Reproduce from the records below, with no pictures, exactly the lines between the one containing "Give me the" and the one containing "['40%', '31%', '17%', '11%', '0%', '0%'];", inclusive.

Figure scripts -
___

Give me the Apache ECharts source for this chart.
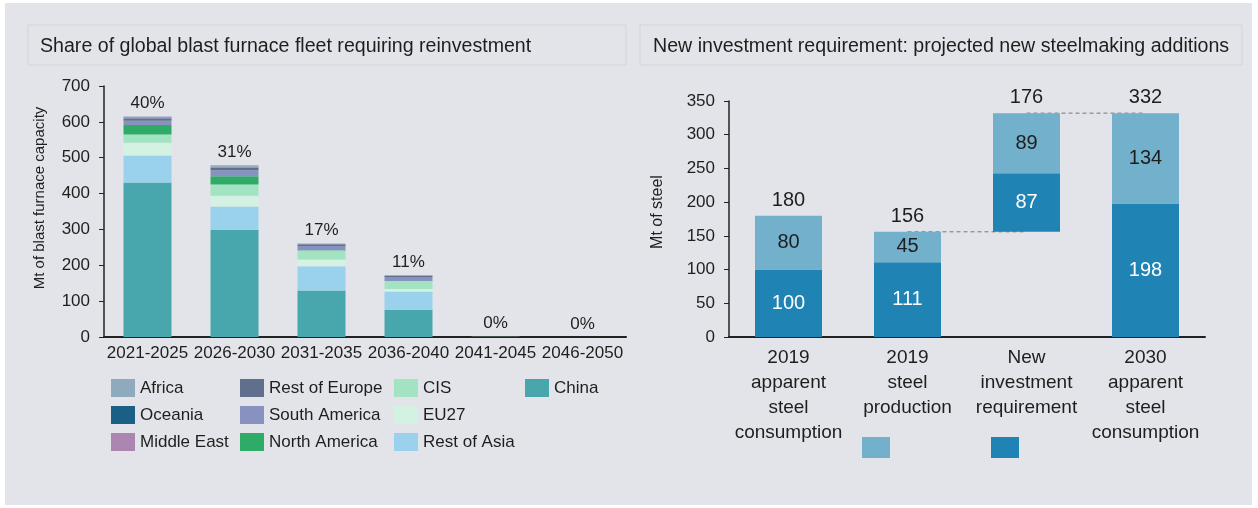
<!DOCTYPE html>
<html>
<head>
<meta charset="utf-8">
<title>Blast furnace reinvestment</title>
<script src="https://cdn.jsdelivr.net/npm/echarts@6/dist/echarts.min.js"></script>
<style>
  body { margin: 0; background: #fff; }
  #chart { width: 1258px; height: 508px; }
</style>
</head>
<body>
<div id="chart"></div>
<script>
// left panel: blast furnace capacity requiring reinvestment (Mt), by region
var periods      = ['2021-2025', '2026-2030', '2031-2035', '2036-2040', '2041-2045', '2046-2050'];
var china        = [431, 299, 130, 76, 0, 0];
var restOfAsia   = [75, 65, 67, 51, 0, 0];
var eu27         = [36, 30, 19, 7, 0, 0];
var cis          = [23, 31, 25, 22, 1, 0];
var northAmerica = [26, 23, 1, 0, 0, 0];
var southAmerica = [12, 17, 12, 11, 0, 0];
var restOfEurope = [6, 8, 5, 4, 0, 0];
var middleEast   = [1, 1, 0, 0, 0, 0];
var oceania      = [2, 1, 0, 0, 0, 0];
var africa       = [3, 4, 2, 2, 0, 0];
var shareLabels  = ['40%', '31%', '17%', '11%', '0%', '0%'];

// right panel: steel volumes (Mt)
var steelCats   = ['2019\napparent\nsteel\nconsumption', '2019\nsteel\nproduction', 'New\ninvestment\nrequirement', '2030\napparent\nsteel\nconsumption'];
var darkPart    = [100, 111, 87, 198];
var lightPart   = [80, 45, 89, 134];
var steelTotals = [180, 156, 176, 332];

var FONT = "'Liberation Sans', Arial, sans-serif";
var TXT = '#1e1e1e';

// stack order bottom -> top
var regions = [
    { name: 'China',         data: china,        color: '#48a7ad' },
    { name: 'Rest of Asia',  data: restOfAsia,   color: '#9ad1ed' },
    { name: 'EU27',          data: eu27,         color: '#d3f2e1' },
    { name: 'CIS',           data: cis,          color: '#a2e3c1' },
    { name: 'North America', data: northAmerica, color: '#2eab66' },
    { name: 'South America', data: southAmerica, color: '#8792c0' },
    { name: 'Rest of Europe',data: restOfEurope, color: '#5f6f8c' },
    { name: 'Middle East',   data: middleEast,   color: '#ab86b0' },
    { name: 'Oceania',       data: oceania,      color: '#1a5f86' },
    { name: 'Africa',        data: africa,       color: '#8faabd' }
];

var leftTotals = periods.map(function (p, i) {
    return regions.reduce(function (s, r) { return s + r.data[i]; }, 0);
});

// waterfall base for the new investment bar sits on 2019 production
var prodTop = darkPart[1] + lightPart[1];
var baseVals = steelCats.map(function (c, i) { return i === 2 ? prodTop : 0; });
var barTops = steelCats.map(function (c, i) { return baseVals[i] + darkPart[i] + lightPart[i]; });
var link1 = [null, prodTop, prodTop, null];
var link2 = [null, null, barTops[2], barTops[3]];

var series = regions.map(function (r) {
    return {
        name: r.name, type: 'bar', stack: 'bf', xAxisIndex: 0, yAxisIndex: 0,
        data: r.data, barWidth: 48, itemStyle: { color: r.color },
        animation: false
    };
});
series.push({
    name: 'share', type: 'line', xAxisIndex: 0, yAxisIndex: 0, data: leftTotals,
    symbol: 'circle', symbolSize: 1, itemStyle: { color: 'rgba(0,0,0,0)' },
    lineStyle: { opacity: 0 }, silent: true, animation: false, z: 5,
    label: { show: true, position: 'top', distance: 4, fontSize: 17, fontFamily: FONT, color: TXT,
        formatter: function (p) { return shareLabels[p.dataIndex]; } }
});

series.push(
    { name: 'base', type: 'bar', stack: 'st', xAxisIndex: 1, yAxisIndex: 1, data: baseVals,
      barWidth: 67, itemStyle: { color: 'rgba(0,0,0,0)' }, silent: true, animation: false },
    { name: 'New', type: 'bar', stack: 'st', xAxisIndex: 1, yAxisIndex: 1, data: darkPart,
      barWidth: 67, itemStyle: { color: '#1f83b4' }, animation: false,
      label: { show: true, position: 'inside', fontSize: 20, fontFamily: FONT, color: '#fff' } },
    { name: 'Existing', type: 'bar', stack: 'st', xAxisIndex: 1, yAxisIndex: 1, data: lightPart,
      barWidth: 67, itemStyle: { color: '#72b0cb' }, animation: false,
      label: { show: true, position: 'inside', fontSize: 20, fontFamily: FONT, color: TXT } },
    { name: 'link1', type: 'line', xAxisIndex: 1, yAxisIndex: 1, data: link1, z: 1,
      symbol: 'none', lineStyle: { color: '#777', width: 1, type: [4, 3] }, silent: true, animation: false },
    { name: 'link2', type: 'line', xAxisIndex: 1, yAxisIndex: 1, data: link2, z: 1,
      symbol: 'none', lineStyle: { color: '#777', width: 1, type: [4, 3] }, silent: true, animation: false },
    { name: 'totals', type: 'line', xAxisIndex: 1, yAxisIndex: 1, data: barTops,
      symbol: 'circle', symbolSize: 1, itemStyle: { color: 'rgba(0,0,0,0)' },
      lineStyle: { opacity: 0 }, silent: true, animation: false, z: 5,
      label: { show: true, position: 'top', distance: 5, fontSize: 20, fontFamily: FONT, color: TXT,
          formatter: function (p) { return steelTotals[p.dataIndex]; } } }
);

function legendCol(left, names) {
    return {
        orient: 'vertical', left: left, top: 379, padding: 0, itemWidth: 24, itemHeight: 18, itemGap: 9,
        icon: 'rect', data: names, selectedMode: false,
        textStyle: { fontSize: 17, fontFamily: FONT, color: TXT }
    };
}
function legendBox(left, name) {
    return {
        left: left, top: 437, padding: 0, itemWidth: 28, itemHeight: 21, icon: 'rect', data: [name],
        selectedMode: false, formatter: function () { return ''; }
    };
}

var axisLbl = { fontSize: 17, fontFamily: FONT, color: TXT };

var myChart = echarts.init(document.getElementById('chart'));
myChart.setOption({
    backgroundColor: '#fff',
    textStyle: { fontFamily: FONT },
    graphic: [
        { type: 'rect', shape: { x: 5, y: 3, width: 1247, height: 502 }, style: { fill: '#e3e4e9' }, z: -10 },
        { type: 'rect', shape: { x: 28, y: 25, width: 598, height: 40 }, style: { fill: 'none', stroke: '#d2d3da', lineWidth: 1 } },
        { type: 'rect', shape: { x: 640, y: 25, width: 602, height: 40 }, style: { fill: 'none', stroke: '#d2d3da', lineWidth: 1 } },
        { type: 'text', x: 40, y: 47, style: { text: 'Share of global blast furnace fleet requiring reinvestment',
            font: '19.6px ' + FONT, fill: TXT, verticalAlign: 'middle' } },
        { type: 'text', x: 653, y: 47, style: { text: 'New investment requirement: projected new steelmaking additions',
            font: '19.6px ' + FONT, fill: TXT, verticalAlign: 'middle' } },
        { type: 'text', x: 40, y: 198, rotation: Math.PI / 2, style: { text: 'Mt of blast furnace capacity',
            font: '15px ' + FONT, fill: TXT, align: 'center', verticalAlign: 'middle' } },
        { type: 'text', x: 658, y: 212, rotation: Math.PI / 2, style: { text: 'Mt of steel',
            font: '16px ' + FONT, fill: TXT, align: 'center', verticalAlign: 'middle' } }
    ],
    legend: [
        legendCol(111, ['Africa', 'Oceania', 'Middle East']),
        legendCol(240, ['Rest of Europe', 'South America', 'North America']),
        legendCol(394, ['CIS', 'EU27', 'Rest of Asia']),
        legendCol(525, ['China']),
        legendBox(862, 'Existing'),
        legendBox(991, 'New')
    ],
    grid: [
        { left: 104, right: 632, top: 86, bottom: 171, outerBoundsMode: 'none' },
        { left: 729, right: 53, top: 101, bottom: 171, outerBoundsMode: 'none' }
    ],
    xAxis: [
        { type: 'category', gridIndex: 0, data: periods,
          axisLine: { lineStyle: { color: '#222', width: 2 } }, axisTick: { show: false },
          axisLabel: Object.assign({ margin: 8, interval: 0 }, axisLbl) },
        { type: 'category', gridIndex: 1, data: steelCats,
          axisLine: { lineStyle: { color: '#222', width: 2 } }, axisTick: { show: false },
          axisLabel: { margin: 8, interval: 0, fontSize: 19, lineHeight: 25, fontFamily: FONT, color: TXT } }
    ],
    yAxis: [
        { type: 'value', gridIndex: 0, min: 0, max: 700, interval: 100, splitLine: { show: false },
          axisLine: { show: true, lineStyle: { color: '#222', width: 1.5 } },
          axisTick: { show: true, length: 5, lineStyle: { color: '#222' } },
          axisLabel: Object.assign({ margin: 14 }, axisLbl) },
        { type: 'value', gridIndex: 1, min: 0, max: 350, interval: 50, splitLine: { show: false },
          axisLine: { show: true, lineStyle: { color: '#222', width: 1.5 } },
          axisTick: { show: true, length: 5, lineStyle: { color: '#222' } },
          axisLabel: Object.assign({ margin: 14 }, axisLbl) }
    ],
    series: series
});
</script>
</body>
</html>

___

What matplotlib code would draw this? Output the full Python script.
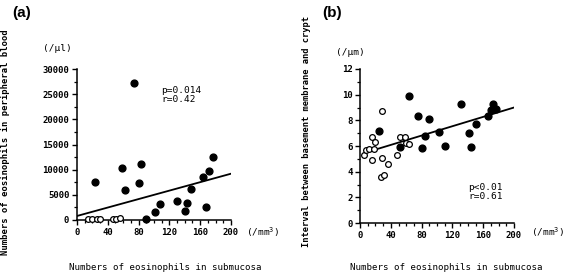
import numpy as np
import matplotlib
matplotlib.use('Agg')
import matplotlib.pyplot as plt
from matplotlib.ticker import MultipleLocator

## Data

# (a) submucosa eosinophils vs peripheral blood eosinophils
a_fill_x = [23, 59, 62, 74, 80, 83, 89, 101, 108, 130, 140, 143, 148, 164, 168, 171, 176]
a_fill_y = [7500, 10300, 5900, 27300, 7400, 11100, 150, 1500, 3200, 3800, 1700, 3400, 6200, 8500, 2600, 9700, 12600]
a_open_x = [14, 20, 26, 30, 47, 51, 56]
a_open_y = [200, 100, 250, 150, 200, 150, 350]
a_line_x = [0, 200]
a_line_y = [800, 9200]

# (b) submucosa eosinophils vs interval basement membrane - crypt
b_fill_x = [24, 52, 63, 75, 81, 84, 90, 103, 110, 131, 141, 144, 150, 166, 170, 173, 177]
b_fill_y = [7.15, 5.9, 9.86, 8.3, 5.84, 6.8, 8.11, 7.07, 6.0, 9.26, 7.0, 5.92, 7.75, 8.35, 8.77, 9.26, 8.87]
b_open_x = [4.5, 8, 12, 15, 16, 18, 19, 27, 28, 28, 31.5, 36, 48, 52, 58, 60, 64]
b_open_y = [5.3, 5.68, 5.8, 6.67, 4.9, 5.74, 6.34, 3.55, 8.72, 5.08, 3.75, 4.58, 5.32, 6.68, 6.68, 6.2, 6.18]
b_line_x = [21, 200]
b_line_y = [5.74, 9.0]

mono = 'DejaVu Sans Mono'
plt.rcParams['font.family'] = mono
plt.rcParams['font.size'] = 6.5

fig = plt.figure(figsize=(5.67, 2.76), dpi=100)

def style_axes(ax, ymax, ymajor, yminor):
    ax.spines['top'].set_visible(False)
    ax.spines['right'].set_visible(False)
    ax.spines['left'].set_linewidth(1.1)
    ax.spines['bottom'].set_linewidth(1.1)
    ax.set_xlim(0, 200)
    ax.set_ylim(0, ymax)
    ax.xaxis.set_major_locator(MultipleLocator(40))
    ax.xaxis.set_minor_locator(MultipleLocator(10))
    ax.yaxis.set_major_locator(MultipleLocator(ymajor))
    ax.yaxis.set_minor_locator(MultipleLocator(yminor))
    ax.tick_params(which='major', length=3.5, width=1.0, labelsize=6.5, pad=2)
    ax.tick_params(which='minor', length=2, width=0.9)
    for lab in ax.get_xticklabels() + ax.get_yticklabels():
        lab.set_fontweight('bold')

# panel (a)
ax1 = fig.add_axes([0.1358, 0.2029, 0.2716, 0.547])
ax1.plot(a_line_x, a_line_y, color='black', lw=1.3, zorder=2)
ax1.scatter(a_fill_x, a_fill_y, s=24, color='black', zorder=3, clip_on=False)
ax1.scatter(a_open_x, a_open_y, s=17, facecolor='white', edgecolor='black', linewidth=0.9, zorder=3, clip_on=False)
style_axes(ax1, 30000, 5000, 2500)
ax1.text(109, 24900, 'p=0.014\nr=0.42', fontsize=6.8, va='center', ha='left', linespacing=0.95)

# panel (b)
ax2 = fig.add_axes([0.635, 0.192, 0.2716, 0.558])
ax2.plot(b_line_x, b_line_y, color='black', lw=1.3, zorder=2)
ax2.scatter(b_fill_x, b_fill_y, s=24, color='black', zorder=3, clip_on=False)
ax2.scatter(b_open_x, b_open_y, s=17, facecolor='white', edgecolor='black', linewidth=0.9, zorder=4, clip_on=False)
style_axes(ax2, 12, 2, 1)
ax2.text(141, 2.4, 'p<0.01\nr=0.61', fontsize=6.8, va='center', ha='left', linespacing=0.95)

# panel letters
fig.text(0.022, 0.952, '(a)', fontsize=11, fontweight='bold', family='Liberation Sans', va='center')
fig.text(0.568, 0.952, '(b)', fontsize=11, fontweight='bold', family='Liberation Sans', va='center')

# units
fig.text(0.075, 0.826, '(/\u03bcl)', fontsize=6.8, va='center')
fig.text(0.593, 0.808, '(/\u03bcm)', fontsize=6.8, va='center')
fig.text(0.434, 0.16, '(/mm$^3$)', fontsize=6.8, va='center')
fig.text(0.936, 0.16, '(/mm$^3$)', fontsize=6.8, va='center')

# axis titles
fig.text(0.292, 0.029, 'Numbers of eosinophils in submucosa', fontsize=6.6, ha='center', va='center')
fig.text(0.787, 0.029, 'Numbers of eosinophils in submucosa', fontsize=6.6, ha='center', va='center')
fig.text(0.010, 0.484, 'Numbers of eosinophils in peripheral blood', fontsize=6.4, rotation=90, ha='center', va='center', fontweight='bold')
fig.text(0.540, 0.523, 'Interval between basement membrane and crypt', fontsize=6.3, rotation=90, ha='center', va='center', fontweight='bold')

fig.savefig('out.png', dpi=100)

___

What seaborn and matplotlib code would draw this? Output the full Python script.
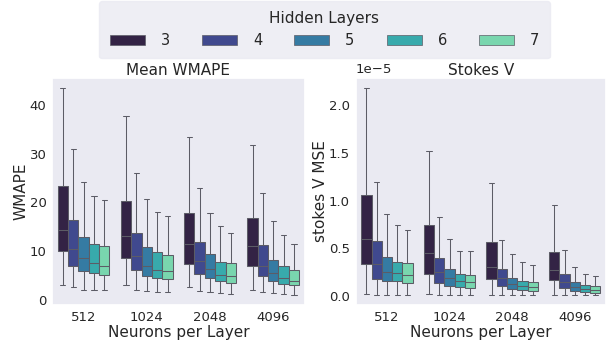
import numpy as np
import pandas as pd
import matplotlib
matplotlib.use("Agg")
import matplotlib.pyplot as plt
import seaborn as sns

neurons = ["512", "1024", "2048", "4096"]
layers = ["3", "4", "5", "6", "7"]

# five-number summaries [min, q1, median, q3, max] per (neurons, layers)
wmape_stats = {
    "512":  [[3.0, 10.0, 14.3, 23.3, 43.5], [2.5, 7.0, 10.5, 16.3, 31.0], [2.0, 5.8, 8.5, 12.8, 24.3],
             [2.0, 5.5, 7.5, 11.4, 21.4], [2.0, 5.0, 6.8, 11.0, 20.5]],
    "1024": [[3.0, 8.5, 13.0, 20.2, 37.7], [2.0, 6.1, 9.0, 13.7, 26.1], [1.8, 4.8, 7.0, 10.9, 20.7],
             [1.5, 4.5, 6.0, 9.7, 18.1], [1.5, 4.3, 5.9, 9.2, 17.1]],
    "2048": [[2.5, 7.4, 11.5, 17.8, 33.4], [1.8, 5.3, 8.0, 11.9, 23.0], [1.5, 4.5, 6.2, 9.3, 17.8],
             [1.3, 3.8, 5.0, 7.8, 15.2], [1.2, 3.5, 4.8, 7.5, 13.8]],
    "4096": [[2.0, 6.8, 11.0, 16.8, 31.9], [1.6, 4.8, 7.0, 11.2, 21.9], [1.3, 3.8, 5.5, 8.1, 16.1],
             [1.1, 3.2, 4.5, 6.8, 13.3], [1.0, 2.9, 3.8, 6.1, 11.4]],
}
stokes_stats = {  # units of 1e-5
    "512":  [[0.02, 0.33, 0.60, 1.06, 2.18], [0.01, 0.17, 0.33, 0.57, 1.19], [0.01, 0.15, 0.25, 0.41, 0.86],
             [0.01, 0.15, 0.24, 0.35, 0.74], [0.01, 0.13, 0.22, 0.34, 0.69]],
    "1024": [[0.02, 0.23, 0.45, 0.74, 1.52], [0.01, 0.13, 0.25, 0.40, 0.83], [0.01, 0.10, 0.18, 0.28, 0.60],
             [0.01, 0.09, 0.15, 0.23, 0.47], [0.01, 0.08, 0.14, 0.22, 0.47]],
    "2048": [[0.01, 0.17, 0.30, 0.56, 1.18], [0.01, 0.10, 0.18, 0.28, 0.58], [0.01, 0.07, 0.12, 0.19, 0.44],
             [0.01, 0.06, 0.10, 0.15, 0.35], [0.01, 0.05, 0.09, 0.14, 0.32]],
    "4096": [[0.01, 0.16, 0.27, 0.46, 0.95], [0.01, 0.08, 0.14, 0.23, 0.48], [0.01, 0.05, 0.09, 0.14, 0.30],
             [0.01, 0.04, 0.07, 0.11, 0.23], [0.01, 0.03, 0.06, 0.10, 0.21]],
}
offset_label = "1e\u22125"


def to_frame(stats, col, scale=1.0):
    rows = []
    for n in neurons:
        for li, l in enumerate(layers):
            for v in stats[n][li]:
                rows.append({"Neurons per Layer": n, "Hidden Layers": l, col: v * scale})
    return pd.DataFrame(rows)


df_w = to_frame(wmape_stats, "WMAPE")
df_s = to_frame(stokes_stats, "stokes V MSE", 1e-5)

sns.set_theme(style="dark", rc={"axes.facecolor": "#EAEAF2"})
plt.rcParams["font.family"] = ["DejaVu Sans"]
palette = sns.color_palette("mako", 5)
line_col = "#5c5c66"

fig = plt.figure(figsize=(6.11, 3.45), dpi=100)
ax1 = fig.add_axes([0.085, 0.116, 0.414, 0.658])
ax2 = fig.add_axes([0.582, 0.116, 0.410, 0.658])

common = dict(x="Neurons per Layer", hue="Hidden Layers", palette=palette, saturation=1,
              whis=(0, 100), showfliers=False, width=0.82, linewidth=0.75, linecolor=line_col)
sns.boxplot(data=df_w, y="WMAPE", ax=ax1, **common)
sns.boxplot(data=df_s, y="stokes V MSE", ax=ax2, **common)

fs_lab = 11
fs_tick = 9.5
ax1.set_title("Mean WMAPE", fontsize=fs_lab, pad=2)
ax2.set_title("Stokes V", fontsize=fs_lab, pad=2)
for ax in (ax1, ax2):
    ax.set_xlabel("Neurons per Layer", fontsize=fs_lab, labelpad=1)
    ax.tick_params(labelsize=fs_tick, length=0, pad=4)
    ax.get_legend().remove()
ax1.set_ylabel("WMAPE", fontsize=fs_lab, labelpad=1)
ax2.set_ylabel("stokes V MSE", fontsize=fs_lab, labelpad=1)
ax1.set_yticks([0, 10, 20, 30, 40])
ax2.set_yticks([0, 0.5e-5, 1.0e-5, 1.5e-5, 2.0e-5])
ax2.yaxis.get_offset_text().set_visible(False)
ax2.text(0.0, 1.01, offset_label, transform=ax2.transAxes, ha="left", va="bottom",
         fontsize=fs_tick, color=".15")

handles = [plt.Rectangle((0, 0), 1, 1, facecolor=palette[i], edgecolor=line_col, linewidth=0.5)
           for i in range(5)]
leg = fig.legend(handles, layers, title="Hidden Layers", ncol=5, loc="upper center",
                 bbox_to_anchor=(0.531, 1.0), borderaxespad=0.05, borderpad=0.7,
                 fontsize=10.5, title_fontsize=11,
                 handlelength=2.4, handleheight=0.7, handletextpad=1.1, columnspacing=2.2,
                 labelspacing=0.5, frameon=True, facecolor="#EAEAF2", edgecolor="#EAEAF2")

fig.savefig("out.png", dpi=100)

___

REPLY -
Give me the Apache ECharts source for this chart.
<!DOCTYPE html>
<html>
<head>
<meta charset="utf-8">
<title>Blast furnace reinvestment</title>
<script src="https://cdn.jsdelivr.net/npm/echarts@6/dist/echarts.min.js"></script>
<style>
  body { margin: 0; background: #fff; }
  #chart { width: 1258px; height: 508px; }
</style>
</head>
<body>
<div id="chart"></div>
<script>
// left panel: blast furnace capacity requiring reinvestment (Mt), by region
var periods      = ['2021-2025', '2026-2030', '2031-2035', '2036-2040', '2041-2045', '2046-2050'];
var china        = [431, 299, 130, 76, 0, 0];
var restOfAsia   = [75, 65, 67, 51, 0, 0];
var eu27         = [36, 30, 19, 7, 0, 0];
var cis          = [23, 31, 25, 22, 1, 0];
var northAmerica = [26, 23, 1, 0, 0, 0];
var southAmerica = [12, 17, 12, 11, 0, 0];
var restOfEurope = [6, 8, 5, 4, 0, 0];
var middleEast   = [1, 1, 0, 0, 0, 0];
var oceania      = [2, 1, 0, 0, 0, 0];
var africa       = [3, 4, 2, 2, 0, 0];
var shareLabels  = ['40%', '31%', '17%', '11%', '0%', '0%'];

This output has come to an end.